Pire noted that the youth fitness zone could be used by kids up to age 15, but that most were probably 10 to 12. "Once they hit 12 or 13, a lot of the kids are doing sports, so they want to transfer to the athletic training area," he said. "When they reach that age, you rarely see kids who are just physically active for fitness' sake."

Instead, facilities often have more success reaching teens through sports programs, or by offering field trips and other activities that can be a social as well as an active experience. "When we work with our teen club, we try to offer activities that are fun for them," said Raquel Maldonado, wellness program specialist for the Chicago Park District. "They go on ski trips and things like that so they're doing activities, but aren't particularly focusing on fitness—they're just participating with their friends in something. Portland Parks & Recreation takes a similar approach through its Outdoor Recreation program, which gives youths the opportunity to do activities such as hiking (and even summiting Mt. Hood) as well as cross-country skiing and snow tubing.
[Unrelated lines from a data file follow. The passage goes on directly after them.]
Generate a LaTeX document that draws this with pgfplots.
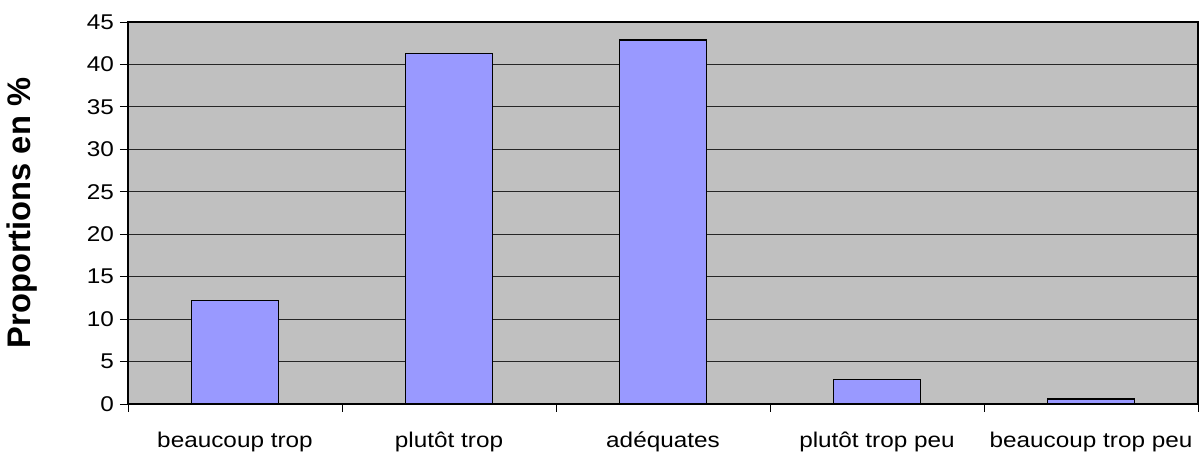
\documentclass[border=0pt]{standalone}
\usepackage{pgfplots}
\pgfplotsset{compat=1.18}
\usepackage{fontspec}
\setmainfont{Liberation Sans}
\newfontfamily\tickfont[FakeStretch=1.14]{Liberation Sans}
\definecolor{plotbg}{HTML}{C0C0C0}
\definecolor{barcol}{HTML}{9999FF}
\begin{document}
\begin{tikzpicture}
\begin{axis}[
  scale only axis,
  width=802.5pt, height=286.5pt,
  xmin=-0.5, xmax=4.5,
  ymin=0, ymax=45,
  ytick={0,5,...,45},
  xtick={0,1,2,3,4},
  xticklabels={beaucoup trop, plutôt trop, adéquates, plutôt trop peu, beaucoup trop peu},
  minor xtick={-0.5,0.5,1.5,2.5,3.5,4.5},
  xtick pos=bottom, ytick pos=left,
  major x tick style={draw=none},
  tick align=outside,
  major tick length=6pt,
  minor tick length=6pt,
  tick style={black, line width=0.6pt},
  ymajorgrids,
  grid style={black!85, line width=0.7pt},
  axis background/.style={fill=plotbg},
  axis line style={black, line width=0.8pt},
  ticklabel style={font=\tickfont\fontsize{16pt}{18pt}\selectfont},
  /pgf/number format/assume math mode=true,
  xticklabel style={anchor=base, yshift=-26.5pt},
  yticklabel style={xshift=-1pt},
  every axis y label/.style={at={(rel axis cs:0,0.5)}, xshift=-79.5pt, rotate=90, anchor=center},
  ylabel={\textbf{Proportions en \%}},
  ylabel style={font=\fontsize{24.5pt}{28pt}\selectfont},
  ybar,
  bar width=65pt,
]
\addplot[fill=barcol, draw=black, line width=1.2pt] coordinates {(0,12.2) (1,41.3) (2,42.9) (3,2.9) (4,0.6)};
\end{axis}
\pgfresetboundingbox
\path (current axis.south west) ++(-96pt,-38.25pt) coordinate (bbsw);
\path (current axis.north east) ++(4.5pt,16.5pt) coordinate (bbne);
\path[use as bounding box] (bbsw) rectangle (bbne);
\end{tikzpicture}
\end{document}
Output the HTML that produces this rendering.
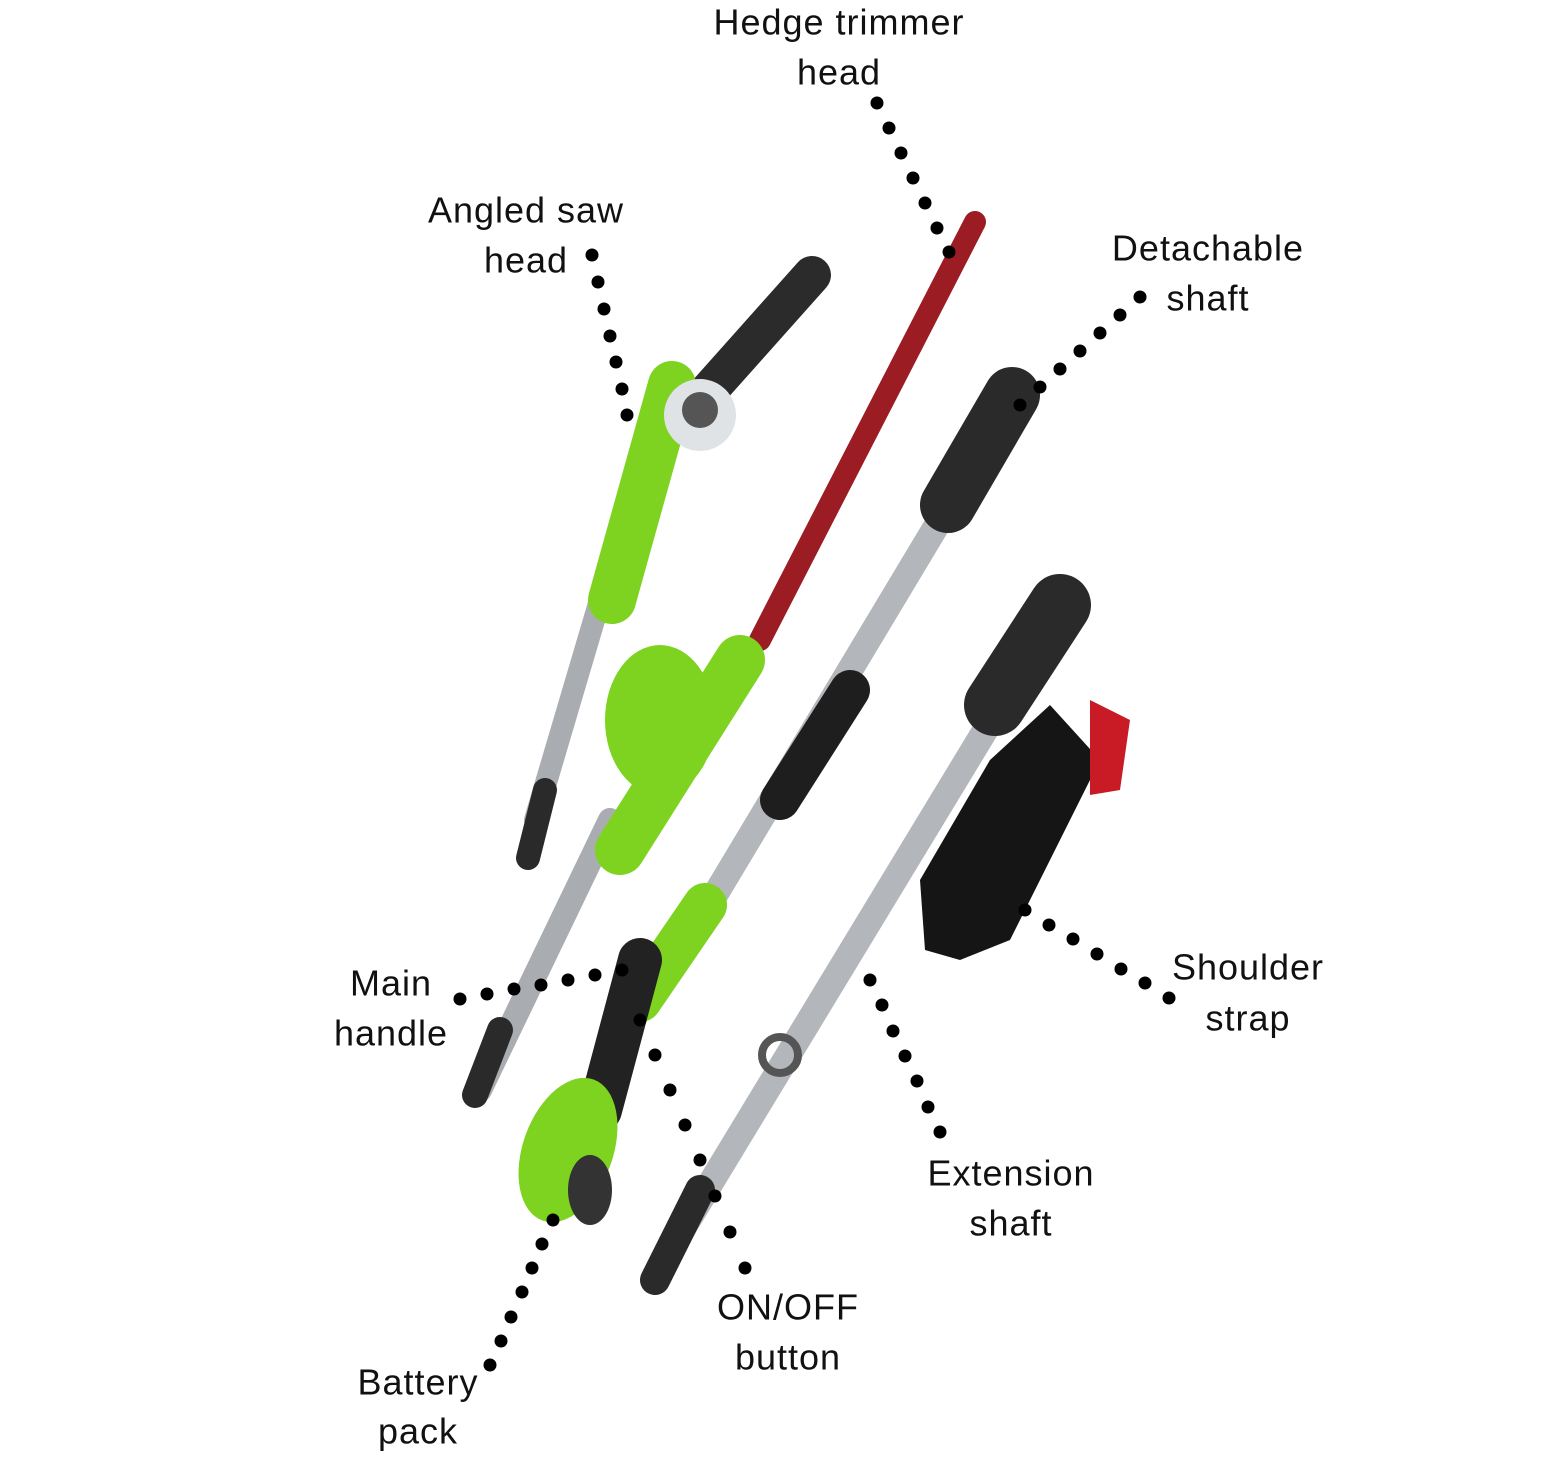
<!DOCTYPE html>
<html><head><meta charset="utf-8"><style>
html,body{margin:0;padding:0;background:#fff;}
svg{display:block}
text{font-family:"Liberation Sans",sans-serif;font-size:36px;letter-spacing:1px;fill:#111;text-anchor:middle;dominant-baseline:middle}
</style></head><body>
<svg width="1555" height="1466" viewBox="0 0 1555 1466" xmlns="http://www.w3.org/2000/svg">
<g stroke-linecap="round" fill="none">
 <line x1="600" y1="600" x2="535" y2="820" stroke="#a9adb2" stroke-width="22"/>
 <line x1="545" y1="790" x2="528" y2="858" stroke="#2a2a2a" stroke-width="24"/>
 <line x1="812" y1="275" x2="705" y2="395" stroke="#2b2b2b" stroke-width="38"/>
 <line x1="672" y1="385" x2="612" y2="600" stroke="#7ed321" stroke-width="48"/>
 <circle cx="700" cy="415" r="36" fill="#dfe3e6"/>
 <circle cx="700" cy="410" r="18" fill="#555"/>
 <line x1="975" y1="222" x2="760" y2="640" stroke="#9b1c22" stroke-width="22"/>
 <line x1="610" y1="820" x2="480" y2="1090" stroke="#a9adb2" stroke-width="24"/>
 <line x1="500" y1="1030" x2="475" y2="1095" stroke="#2a2a2a" stroke-width="26"/>
 <line x1="740" y1="660" x2="620" y2="850" stroke="#7ed321" stroke-width="50"/>
 <ellipse cx="660" cy="720" rx="55" ry="75" fill="#7ed321"/>
 <!-- detachable shaft -->
 <line x1="1000" y1="420" x2="700" y2="920" stroke="#b3b7bc" stroke-width="26"/>
 <line x1="1012" y1="395" x2="948" y2="505" stroke="#2a2a2a" stroke-width="56"/>
 <line x1="850" y1="690" x2="780" y2="800" stroke="#1e1e1e" stroke-width="40"/>
 <line x1="705" y1="905" x2="640" y2="1000" stroke="#7ed321" stroke-width="44"/>
 <line x1="640" y1="960" x2="600" y2="1110" stroke="#222" stroke-width="44"/>
 <ellipse cx="568" cy="1150" rx="45" ry="75" fill="#7ed321" transform="rotate(20 568 1150)"/>
 <ellipse cx="590" cy="1190" rx="22" ry="35" fill="#333"/>
 <!-- extension shaft -->
 <line x1="1040" y1="640" x2="670" y2="1250" stroke="#b3b7bc" stroke-width="26"/>
 <line x1="1060" y1="605" x2="995" y2="705" stroke="#2a2a2a" stroke-width="62"/>
 <line x1="700" y1="1190" x2="655" y2="1280" stroke="#2a2a2a" stroke-width="30"/>
 <circle cx="780" cy="1055" r="18" fill="none" stroke="#555" stroke-width="8"/>
 <polygon points="1050,705 1100,760 1010,940 960,960 925,950 920,880 990,760" fill="#151515" stroke="none"/>
 <polygon points="1090,700 1130,720 1120,790 1090,795" fill="#c81b25" stroke="none"/>
</g>
<g fill="#000">
 <circle cx="877" cy="103" r="6.5"/><circle cx="889" cy="128" r="6.5"/><circle cx="901" cy="153" r="6.5"/><circle cx="913" cy="178" r="6.5"/><circle cx="925" cy="203" r="6.5"/><circle cx="937" cy="228" r="6.5"/><circle cx="949" cy="252" r="6.5"/>
 <circle cx="592" cy="255" r="6.5"/><circle cx="598" cy="282" r="6.5"/><circle cx="604" cy="309" r="6.5"/><circle cx="610" cy="336" r="6.5"/><circle cx="616" cy="362" r="6.5"/><circle cx="622" cy="389" r="6.5"/><circle cx="627" cy="415" r="6.5"/>
 <circle cx="1140" cy="297" r="6.5"/><circle cx="1120" cy="315" r="6.5"/><circle cx="1100" cy="333" r="6.5"/><circle cx="1080" cy="351" r="6.5"/><circle cx="1060" cy="369" r="6.5"/><circle cx="1040" cy="387" r="6.5"/><circle cx="1020" cy="405" r="6.5"/>
 <circle cx="460" cy="999" r="6.5"/><circle cx="487" cy="994" r="6.5"/><circle cx="514" cy="989" r="6.5"/><circle cx="541" cy="985" r="6.5"/><circle cx="568" cy="980" r="6.5"/><circle cx="595" cy="975" r="6.5"/><circle cx="622" cy="970" r="6.5"/>
 <circle cx="1025" cy="910" r="6.5"/><circle cx="1049" cy="925" r="6.5"/><circle cx="1073" cy="939" r="6.5"/><circle cx="1097" cy="954" r="6.5"/><circle cx="1121" cy="969" r="6.5"/><circle cx="1145" cy="983" r="6.5"/><circle cx="1169" cy="998" r="6.5"/>
 <circle cx="870" cy="980" r="6.5"/><circle cx="882" cy="1005" r="6.5"/><circle cx="893" cy="1031" r="6.5"/><circle cx="905" cy="1056" r="6.5"/><circle cx="917" cy="1081" r="6.5"/><circle cx="928" cy="1107" r="6.5"/><circle cx="940" cy="1132" r="6.5"/>
 <circle cx="640" cy="1020" r="6.5"/><circle cx="655" cy="1055" r="6.5"/><circle cx="670" cy="1090" r="6.5"/><circle cx="685" cy="1125" r="6.5"/><circle cx="700" cy="1160" r="6.5"/><circle cx="715" cy="1196" r="6.5"/><circle cx="730" cy="1232" r="6.5"/><circle cx="745" cy="1268" r="6.5"/>
 <circle cx="553" cy="1220" r="6.5"/><circle cx="542" cy="1244" r="6.5"/><circle cx="532" cy="1268" r="6.5"/><circle cx="522" cy="1292" r="6.5"/><circle cx="511" cy="1317" r="6.5"/><circle cx="501" cy="1341" r="6.5"/><circle cx="490" cy="1365" r="6.5"/>
</g>
<text x="839" y="25">Hedge trimmer</text><text x="839" y="75">head</text>
<text x="526" y="213">Angled saw</text><text x="526" y="263">head</text>
<text x="1208" y="251">Detachable</text><text x="1208" y="301">shaft</text>
<text x="391" y="986">Main</text><text x="391" y="1036">handle</text>
<text x="1248" y="970">Shoulder</text><text x="1248" y="1021">strap</text>
<text x="1011" y="1176">Extension</text><text x="1011" y="1226">shaft</text>
<text x="788" y="1310">ON/OFF</text><text x="788" y="1360">button</text>
<text x="418" y="1385">Battery</text><text x="418" y="1434">pack</text>
</svg>
</body></html>
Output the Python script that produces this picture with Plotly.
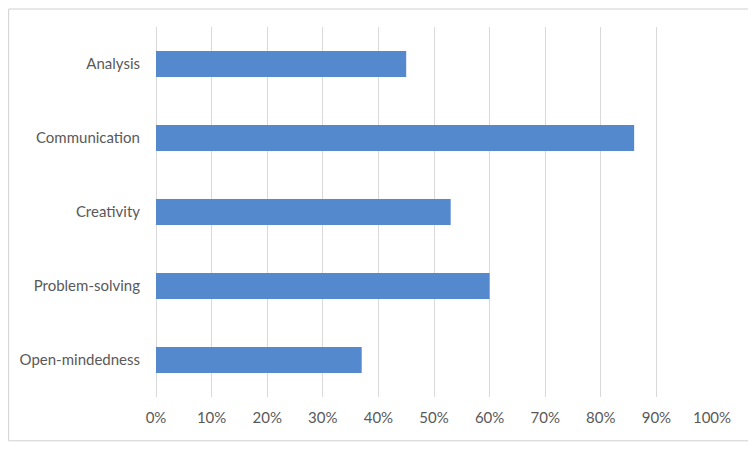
import plotly.graph_objects as go

categories = ["Analysis", "Communication", "Creativity", "Problem-solving", "Open-mindedness"]
values = [0.45, 0.86, 0.53, 0.60, 0.37]
tick_vals = [0, 0.1, 0.2, 0.3, 0.4, 0.5, 0.6, 0.7, 0.8, 0.9, 1.0]
tick_text = ["0%", "10%", "20%", "30%", "40%", "50%", "60%", "70%", "80%", "90%", "100%"]

fig = go.Figure(go.Bar(
    x=values, y=categories, orientation="h",
    marker=dict(color="#5589CE", line=dict(width=0)),
    width=0.35,
))

fig.update_layout(
    width=756, height=450,
    margin=dict(l=148, r=52, t=19, b=61),
    paper_bgcolor="white", plot_bgcolor="white",
    font=dict(family="Lato, Open Sans, sans-serif", size=15, color="#595959"),
    showlegend=False,
    xaxis=dict(
        range=[0, 1.0], tickvals=tick_vals, ticktext=tick_text,
        showgrid=True, gridcolor="#D9D9D9", gridwidth=1,
        zeroline=True, zerolinecolor="#D9D9D9", zerolinewidth=1,
        showline=False, ticks="", ticklabelstandoff=10, fixedrange=True,
    ),
    yaxis=dict(
        categoryorder="array", categoryarray=categories[::-1],
        showgrid=False, showline=False, ticks="", ticklabelstandoff=15,
    ),
    shapes=[dict(
        type="rect", xref="paper", yref="paper",
        x0=-0.265, x1=1.0689, y0=-0.1184, y1=1.0486,
        line=dict(color="#D0D0D0", width=1), fillcolor="rgba(0,0,0,0)", layer="below",
    )],
)

fig.write_html("out.html")
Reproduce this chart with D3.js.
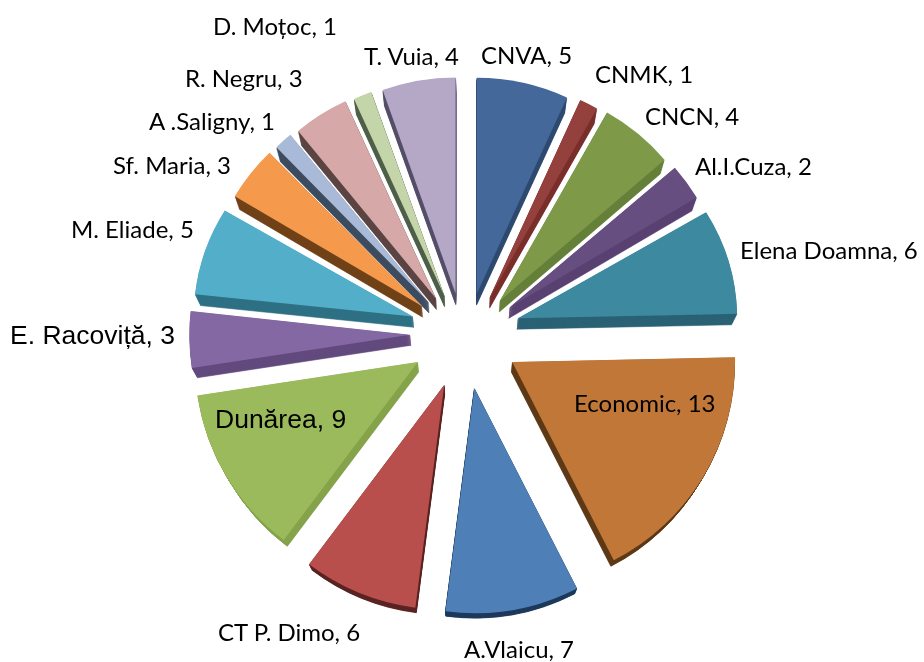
<!DOCTYPE html>
<html>
<head>
<meta charset="utf-8">
<script src="https://cdn.jsdelivr.net/npm/d3@7"></script>
<style>
  html, body { margin: 0; padding: 0; background: #fff; }
  text { fill: #000; }
</style>
</head>
<body>
<div id="chart"></div>
<script>
const schools = ['CNVA', 'CNMK', 'CNCN', 'Al.I.Cuza', 'Elena Doamna', 'Economic', 'A.Vlaicu', 'CT P. Dimo',
    'Dunărea', 'E. Racoviță', 'M. Eliade', 'Sf. Maria', 'A .Saligny', 'R. Negru', 'D. Moțoc', 'T. Vuia'];
const counts = [5, 1, 4, 2, 6, 13, 7, 6, 9, 3, 5, 3, 1, 3, 1, 4];

const topColors = ['#44689a', '#94403d', '#7e9a4a', '#664f80', '#3c8aa0', '#c17738', '#4f7fb7', '#b9504e',
    '#9bba5b', '#8368a3', '#53afc9', '#f59a4e', '#a9bad8', '#d6a8a7', '#c5d5aa', '#b5a8c6'];
const sideColors = ['#2f4a70', '#7a2f2d', '#66803a', '#5a4272', '#2c6375', '#5f3a16', '#1f3b5c', '#5c2523',
    '#86a34c', '#634a7e', '#2f7084', '#70431a', '#3f4d60', '#5c4544', '#50604a', '#55506a'];

// label placement, by hand like the moved labels in the original
const labelX = [481, 595, 645, 695, 740, 574, 464, 218, 215, 10, 71, 113, 149, 185, 213, 364];
const labelY = [64, 83, 125, 175, 259, 412, 658, 641, 428, 344, 238, 174, 130, 87, 35, 65];
const arialLabels = ['Dunărea', 'E. Racoviță'];

const width = 924, height = 662;
const cx = 465;
const vanish = [465, 860], depthScale = 0.98, depthSteps = 14;

const svg = d3.select('#chart').append('svg')
    .attr('width', width)
    .attr('height', height)
    .style('display', 'block');

const defs = svg.append('defs');
defs.append('filter').attr('id', 'soft')
    .append('feGaussianBlur').attr('stdDeviation', 0.55);

const pie = d3.pie().sort(null).value(d => d);
const arcs = pie(counts);

// explosion is smaller toward the back of the tilted pie
const offsetY = d3.scaleLinear().domain([-1, -0.3, 1]).range([-43, -19, 53]);
const radius = d3.scaleLinear().domain([-1, 1]).range([216, 225]);
// the slices at the upper sides look a bit flatter
const flatten = d3.scaleLinear().domain([-0.8, -0.55, -0.3, 0]).range([1, 0.98, 0.94, 1]).clamp(true);

const slices = arcs.map((a, i) => {
    const mid = (a.startAngle + a.endAngle) / 2;
    const u = -Math.cos(mid);
    return {
        ...a, i,
        x: cx + 55 * Math.sin(mid),
        y: 336 + offsetY(u),
        r: radius(u),
        sy: flatten(u)
    };
});

const arcPath = d => d3.arc().innerRadius(0).outerRadius(d.r)
    .startAngle(d.startAngle).endAngle(d.endAngle)();
const place = d => `translate(${d.x},${d.y}) scale(1,${d.sy})`;

const chart = svg.append('g').attr('filter', 'url(#soft)');

// Extruded sides: copies of the slice shrinking toward the vanishing point
d3.range(depthSteps, 0, -1).forEach(step => {
    const s = 1 - (1 - depthScale) * step / depthSteps;
    chart.append('g')
        .attr('transform', `translate(${vanish[0]},${vanish[1]}) scale(${s}) translate(${-vanish[0]},${-vanish[1]})`)
        .selectAll('path')
        .data(slices)
        .enter()
        .append('path')
        .attr('transform', place)
        .attr('d', arcPath)
        .attr('fill', d => sideColors[d.i])
        .attr('stroke', d => sideColors[d.i])
        .attr('stroke-width', 0.6);
});

// Top faces
chart.append('g')
    .selectAll('path')
    .data(slices)
    .enter()
    .append('path')
    .attr('transform', place)
    .attr('d', arcPath)
    .attr('fill', d => topColors[d.i]);

// Labels
svg.append('g')
    .selectAll('text')
    .data(slices)
    .enter()
    .append('text')
    .attr('x', d => labelX[d.i])
    .attr('y', d => labelY[d.i])
    .style('font-family', d => arialLabels.includes(schools[d.i]) ? '"Liberation Sans", Arial, sans-serif' : 'Lato, sans-serif')
    .style('font-size', d => arialLabels.includes(schools[d.i]) ? '26.5px' : '24px')
    .text(d => `${schools[d.i]}, ${counts[d.i]}`);
</script>
</body>
</html>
Both park districts have also found success in enticing teens to be more active through programs that include job training. The Chicago Park District, for instance, partners with the nonprofit organization After School Matters and other city agencies on Sports37 to engage Chicago's teens in activities that develop important life skills and a healthy approach to living while training them as lifeguards, coaches, officials and recreation leaders.

Portland Parks & Recreation's Youth Conservation Crew, meanwhile, provides active summer employment opportunities for a diverse population of Portland-area youth ages 14 to 18. The participants protect, restore and manage Portland's parks and natural areas while developing essential job skills by saving and planting trees, improving trails, mulching and watering plants, and teaching other kids and adults about ecology and conservation. Among its other offerings, the district also runs a two-day DJ academy that teaches kids age 12 to 15 professional DJ skills that they can use to get other teens moving at high school dances.

Family Fitness

Another approach more programmers are taking to get more people working out is to make fitness a family affair. "Our schedules and our lives are moving so fast," Maldonaldo said. "Giving parents an opportunity to participate in activities with their children is something that people should consider, because everyone's time is so limited."

The Chicago Park District offers a variety of programs to get families working out together, including Mighty Fit Family, which includes circuit-training activities that all family members can do. "A toddler is going to do a push-up a little differently than an adult, but you're still able to teach them the basic elements of holding their bodyweight up with their hands," Maldonado said. "We have a strength corner, a cardio corner, a stability corner and a flexibility corner that each family rotates through. We follow that with a team-building game that helps the family work together and at the same time get their exercise." The class also includes regular games like tag and concludes with some nutrition or sharing on a fun snack for kids and some partner stretching.